Lembrando Alberti, as grandes obras de arquitetura sempre apresentaram um
ajuste e controle tal que não lhes falta nem sobra nada. Quantas obras
realizadas pelos detentores do Prêmio Pritzker sobreviveriam a um escrutínio
desse tipo?
Se examinarmos
o classicismo e a arquitetura moderna
–os dois sistemas formais mais completos já criados– encontraremos um atributo
essencial: a sistematicidade, isto é, a presença de uma ordem capaz de ser
identificada e valorizada, sem que isso implique incorrer na simples regularidade
ou na organicidade banal. Uma ordem determinada por um sistema formal que não é
aleatório, mas relacionado a algum aspecto objetivo do problema ou derivado de
algum precedente pertinente.
Portanto, o
conteúdo artístico da arquitetura não tem nada a ver com seus atributos
esculturais, apesar da quantidade de projetos ondulantes, retorcidos e em
configurações indefiníveis que povoam as páginas impressas e digitais dos meios
de comunicação.

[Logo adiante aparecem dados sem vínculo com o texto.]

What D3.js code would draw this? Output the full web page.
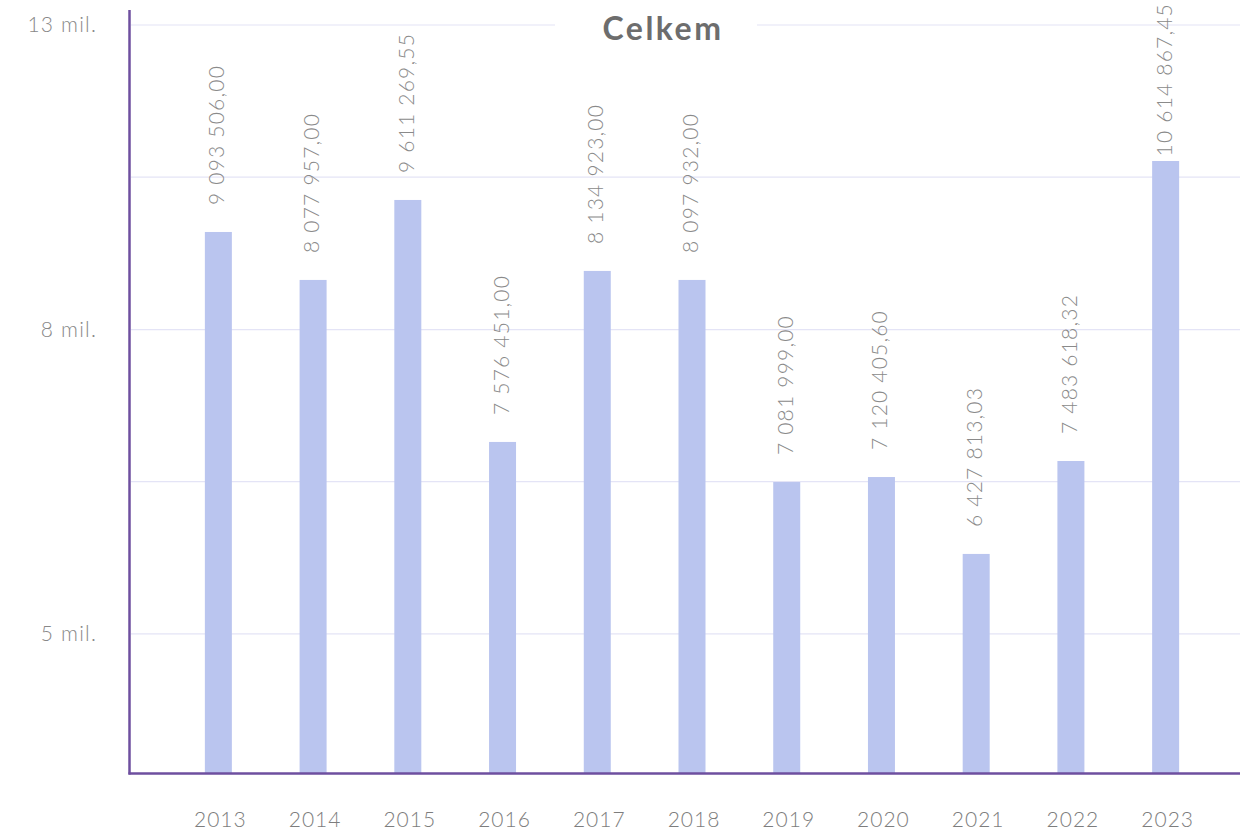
<!DOCTYPE html>
<html>
<head>
<meta charset="utf-8">
<script src="https://cdn.jsdelivr.net/npm/d3@7"></script>
<style>
  html, body { margin: 0; padding: 0; background: #ffffff; }
  svg { display: block; }
  text { font-family: "Lato", "Open Sans", sans-serif; }
</style>
</head>
<body>
<svg id="chart" width="1258" height="835"></svg>
<script>
// ---- data ----
const years = ["2013","2014","2015","2016","2017","2018","2019","2020","2021","2022","2023"];
// amounts shown in the value labels
const amounts = [9093506.00, 8077957.00, 9611269.55, 7576451.00, 8134923.00, 8097932.00,
                 7081999.00, 7120405.60, 6427813.03, 7483618.32, 10614867.45];
// bar heights as read against the drawn axis
const barHeights = [9.395e6, 8.714e6, 9.879e6, 6.758e6, 8.838e6, 8.714e6,
                    6.346e6, 6.396e6, 5.669e6, 6.559e6, 10.502e6];
// gridlines and their labels
const gridValues = [5.0e6, 6.35e6, 8.06e6, 10.24e6, 13.0e6];
const gridLabels = ["5 mil.", "", "8 mil.", "", "13 mil."];
const title = "Celkem";

// ---- layout ----
const svg = d3.select("#chart");
const plot = { left: 130, right: 1240, top: 25, bottom: 773 };

const x = d3.scalePoint().domain(years).range([171, 1213]).padding(0.5);
const y = d3.scaleLog().domain([4.02e6, 13e6]).range([plot.bottom, plot.top]);

const loc = d3.formatLocale({ decimal: ",", thousands: "\u00a0", grouping: [3], currency: ["", ""] });
const fmt = loc.format(",.2f");

// gridlines
svg.append("g").selectAll("line").data(gridValues).join("line")
  .attr("x1", plot.left + 1).attr("x2", plot.right)
  .attr("y1", d => y(d)).attr("y2", d => y(d))
  .attr("stroke", "#e4e4f6").attr("stroke-width", 1.2);

// y tick labels
svg.append("g").selectAll("text").data(gridValues).join("text")
  .attr("x", 97).attr("y", d => y(d))
  .attr("dy", "0.35em")
  .attr("text-anchor", "end")
  .attr("font-size", 21).attr("font-weight", 300)
  .attr("letter-spacing", 1.2)
  .attr("fill", "#888888")
  .text((d, i) => gridLabels[i]);

// bars
const barW = 27;
svg.append("g").selectAll("rect").data(years).join("rect")
  .attr("x", d => x(d) - barW / 2)
  .attr("width", barW)
  .attr("y", (d, i) => y(barHeights[i]))
  .attr("height", (d, i) => plot.bottom - y(barHeights[i]))
  .attr("fill", "#bac5ef");

// value labels (kept inside the picture)
svg.append("g").selectAll("text").data(years).join("text")
  .attr("text-anchor", "start")
  .attr("font-size", 21).attr("font-weight", 300)
  .attr("letter-spacing", 1.2)
  .attr("fill", "#8a8a8a")
  .text((d, i) => fmt(amounts[i]))
  .attr("transform", function (d, i) {
    const len = this.getComputedTextLength();
    const base = Math.max(y(barHeights[i]) - 27, len + 3);
    return `translate(${x(d) + 6},${base}) rotate(-90)`;
  });

// axes lines
svg.append("line")
  .attr("x1", 129.5).attr("x2", 129.5).attr("y1", 10).attr("y2", 774.5)
  .attr("stroke", "#6e4f9f").attr("stroke-width", 2.5);
svg.append("line")
  .attr("x1", 128.5).attr("x2", plot.right).attr("y1", 773.5).attr("y2", 773.5)
  .attr("stroke", "#6e4f9f").attr("stroke-width", 2.5);

// x labels
svg.append("g").selectAll("text").data(years).join("text")
  .attr("x", d => x(d) + 2).attr("y", 827)
  .attr("text-anchor", "middle")
  .attr("font-size", 21).attr("font-weight", 300)
  .attr("letter-spacing", 1)
  .attr("fill", "#7d7d7d")
  .text(d => d);

// title with white backdrop
svg.append("rect").attr("x", 555).attr("y", 8).attr("width", 202).attr("height", 40).attr("fill", "#ffffff");
svg.append("text")
  .attr("x", 663).attr("y", 40)
  .attr("text-anchor", "middle")
  .attr("font-size", 32).attr("font-weight", 700)
  .attr("letter-spacing", 2.5)
  .attr("fill", "#6d6d6d")
  .text(title);
</script>
</body>
</html>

A forma como estratégia de marketing não configura necessariamente
uma prática artística; a busca deliberada do artístico e do original leva
comumente ao bizarro.
Se a
arquitetura é uma arte ela constitui uma espécie sui generis, com suas próprias características, na qual a
excelência só aparece em contadas ocasiões.
* Artigo publicado em Summa 134, Buenos Aires: fevereiro de 2014.
* Artigo publicado em Summa 134, Buenos Aires: fevereiro de 2014.
[1] O
conceito de qualidade em arquitetura é certamente subjetivo e neste caso se
refere à capacidade de criar edifícios e espaços urbanos não opressivos, em que
a vida humana possa transcorrer em todo o seu potencial.